The library doesn’t seem to have that many books; it has more space for computers and tables and the books it does have seem to all be reference books. It’s not the kind of library where one can grab a novel to read for pleasure. Those who come to this library only use the computers and leave the books to collect dust. It is a library that is clearly in the technological age. It doesn’t have a distinct smell, just the staleness of any nondescript room without any specific character.
Each day the volumes of Farmer’s Almanac remain undisturbed, resting side by side without any missing from their designated spots. The computers show signs of multiple users from day to day. The wires rearranged, screens turned to face different angles, keyboards moved to more comfortable positions; their locations never quite right for the next person. The low hum of computer fans pierce the quiet, if one listens closely enough.
Depending on whether or not people are there, the library has two very distinct atmospheres. It is a dynamic part of the building, changing to whoever happens to be in it. When only the staff is there, the room is eerily quiet yet any background noises, such as the dry drone of the heater, are disturbing. It’s as though dead silence is the only appropriate sound. Anywhere else, this silence would be creepy and unnerving; but here, sound is unnerving. The space consists of mostly hard surfaces which just cause any sound made to reverberate across the space. Or at least that’s the impression made. Every disturbance of the silence is expected to echo, yet it doesn’t.
When there are classes in there, the library is transformed into a completely different area. The students started off quiet, whispering about the various parts of their assignment. The sound of 33 students typing away at 33 different keyboards slowly rising. Their voices slowing growing to a dull roar as they drift away from their topics and start talking to their friends. The sounds are distracting, making it hard to concentrate. The teacher rose and, as if she turned off a radio, the noise cut.
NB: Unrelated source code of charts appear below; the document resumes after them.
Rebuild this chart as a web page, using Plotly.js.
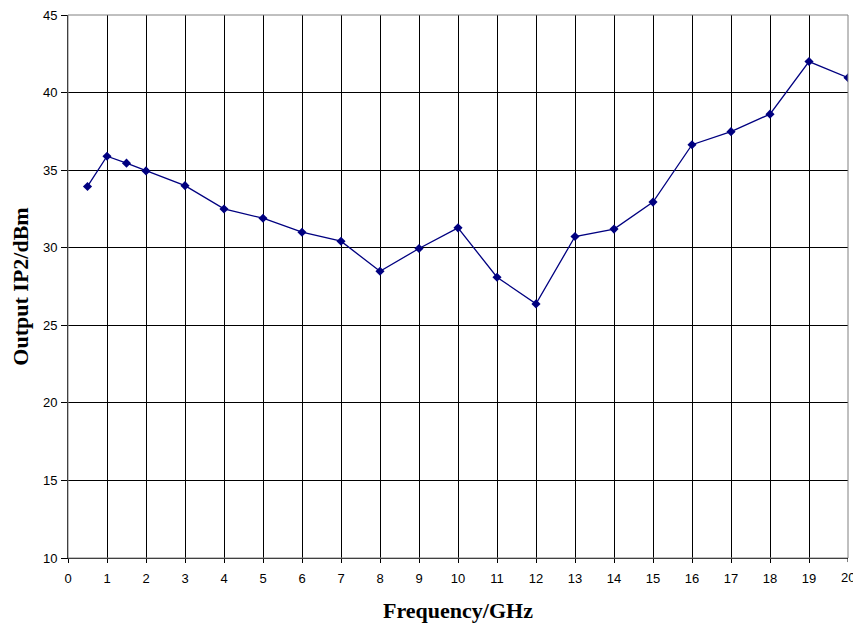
<!DOCTYPE html>
<html>
<head>
<meta charset="utf-8">
<script src="https://cdn.plot.ly/plotly-3.0.1.min.js"></script>
<style>html,body{margin:0;padding:0;background:#fff;}#chart{width:853px;height:624px;}</style>
</head>
<body>
<div id="chart"></div>
<script>
const frequency = [0.5, 1, 1.5, 2, 3, 4, 5, 6, 7, 8, 9, 10, 11, 12, 13, 14, 15, 16, 17, 18, 19, 20];
const outputIP2 = [33.95, 35.9, 35.45, 34.95, 34.0, 32.5, 31.9, 31.0, 30.42, 28.48, 29.95, 31.28, 28.1, 26.38, 30.72, 31.2, 32.94, 36.64, 37.48, 38.61, 42.0, 40.96];
const xTicks = [0,1,2,3,4,5,6,7,8,9,10,11,12,13,14,15,16,17,18,19,20];
const yTicks = [10,15,20,25,30,35,40,45];
const tickFont = {family: 'Liberation Sans, Arial, sans-serif', size: 13, color: '#000'};
const titleFont = {family: 'Liberation Serif, Times New Roman, serif', size: 22, color: '#000', weight: 'bold'};

const trace = {
  x: frequency, y: outputIP2, type: 'scatter', mode: 'lines+markers',
  line: {color: '#000080', width: 1.3},
  marker: {symbol: 'diamond', size: 7, color: '#000080'},
  hoverinfo: 'skip'
};
const lastTick = xTicks[xTicks.length - 1];
const layout = {
  width: 853, height: 624,
  margin: {l: 68, r: 5, t: 15, b: 66},
  paper_bgcolor: '#fff', plot_bgcolor: '#fff',
  showlegend: false,
  font: tickFont,
  xaxis: {
    range: [0, 20], tickvals: xTicks.slice(0, -1), ticktext: xTicks.slice(0, -1).map(String),
    tickfont: tickFont, ticklabelstandoff: 4,
    showgrid: true, gridcolor: '#000', gridwidth: 1,
    showline: true, linecolor: '#000', linewidth: 1,
    ticks: 'outside', ticklen: 4, tickcolor: '#000',
    zeroline: false,
    title: {text: 'Frequency/GHz', font: titleFont, standoff: 18}
  },
  yaxis: {
    range: [10, 45], tickvals: yTicks, ticktext: yTicks.map(String),
    tickfont: tickFont, ticklabelstandoff: 1,
    showgrid: true, gridcolor: '#000', gridwidth: 1,
    showline: true, linecolor: '#000', linewidth: 1,
    ticks: 'outside', ticklen: 6, tickcolor: '#000',
    zeroline: false,
    title: {text: 'Output IP2/dBm', font: titleFont, standoff: 8}
  },
  annotations: [{
    x: lastTick, xref: 'x', y: 0, yref: 'paper', yanchor: 'top', xanchor: 'center',
    yshift: -10, text: String(lastTick), showarrow: false, font: tickFont
  }],
  shapes: [
    {type: 'rect', xref: 'paper', yref: 'paper', x0: 0, x1: 1, y0: 0, y1: 1, line: {color: '#808080', width: 1}},
    {type: 'line', xref: 'x', yref: 'paper', x0: lastTick, x1: lastTick, y0: 0, y1: -0.0075, line: {color: '#000', width: 1}}
  ]
};
Plotly.newPlot('chart', [trace], layout, {displayModeBar: false, staticPlot: true});
</script>
</body>
</html>
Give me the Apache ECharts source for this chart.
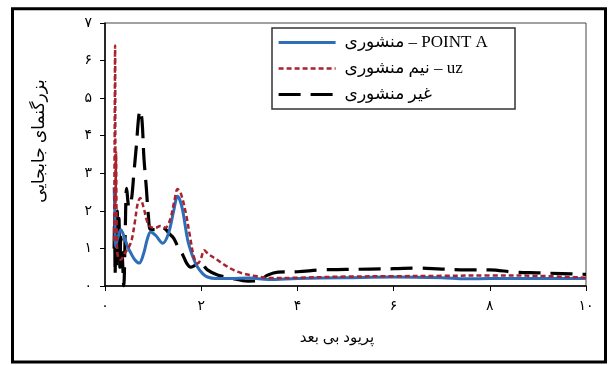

The class pretending to be productive while conversations trailed off and the room never quite reaching the same level of silence experienced in the previous visit.
I feel as though that first day of silence was a fluke. How often is it that the library is completely empty in the middle of the school day? Would anyone believe such a thing? The library is always quiet, but never that quiet, never that unsettling. To be in a place so quiet, the lack of sound gave me a headache. It is a location capable of both disrupting sound and disconcerting silence.